Prevue asked Michelle Polci, Director of Catering, Caesars Entertainment, Las Vegas, her thoughts on F&B trends.

Michele Polci
Michele Polci

Q: What trends are you seeing with group banquets?

A: For a while, people were scaling back and taking a “less is more” approach to banquets. But I think now we’re starting to see it shift back a bit and customers are looking for innovative, fun and stylish events that are really memorable for their attendees. That doesn’t mean that planners don’t still need to stick to a budget, but there seems to be more of an eye towards celebrating successes.

Q: Is the farm-to-fork trend continuing to grow with your groups?

A: The majority of our customers—whether they’re meeting in Las Vegas or Atlantic City or Lake Tahoe—want their event to embrace the food and culture of the destination to create an overall experience that capitalizes on what is unique about it. Having properties throughout the U.S. allows us to create menus that are regionally inspired. In some of our markets where there is an abundance of resources in terms of locally produced products, that can mean a true farm-to-fork approach.

Q: How is the gala dinner group experience evolving?

A: A gala, by definition, is a festive celebration, and most of our groups are looking at every detail to find ways to take it to the next level while still getting the best value. Careful consideration of the details—things like furnishings, florals, linens, color choices and being on-trend when it comes to these finer points—is a must.

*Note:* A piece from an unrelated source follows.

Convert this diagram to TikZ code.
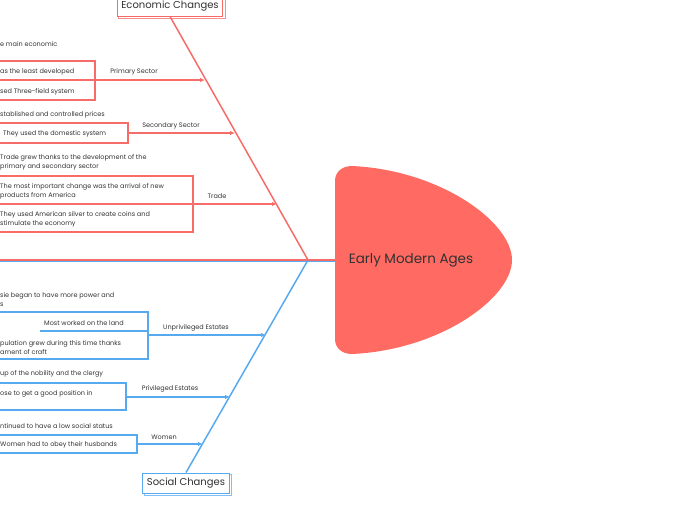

Many people are embracing the concept of understated elegance as a way to present an event that feels classy and special without being excessive or imprudent. One of the best ways to achieve this balance can be to look at the food in a new light. A challenge that planners of galas often face is the need to please a large number of people with diverse tastes. Taking a chance on a trendy food item can backfire if too many of the attendees are put off. But taking classic items and presenting them in creative non-traditional ways can help create a sense of specialness.

Q: Are you adding interactive components to F&B events?

A: Nothing beats the smell, look and engagement of action stations. Additionally, more and more attendees are considering themselves food experts, and like to interact directly with the chefs who are preparing their food in front of them. We’re also seeing an increase in the use of entertainment as part of the food displays or décor.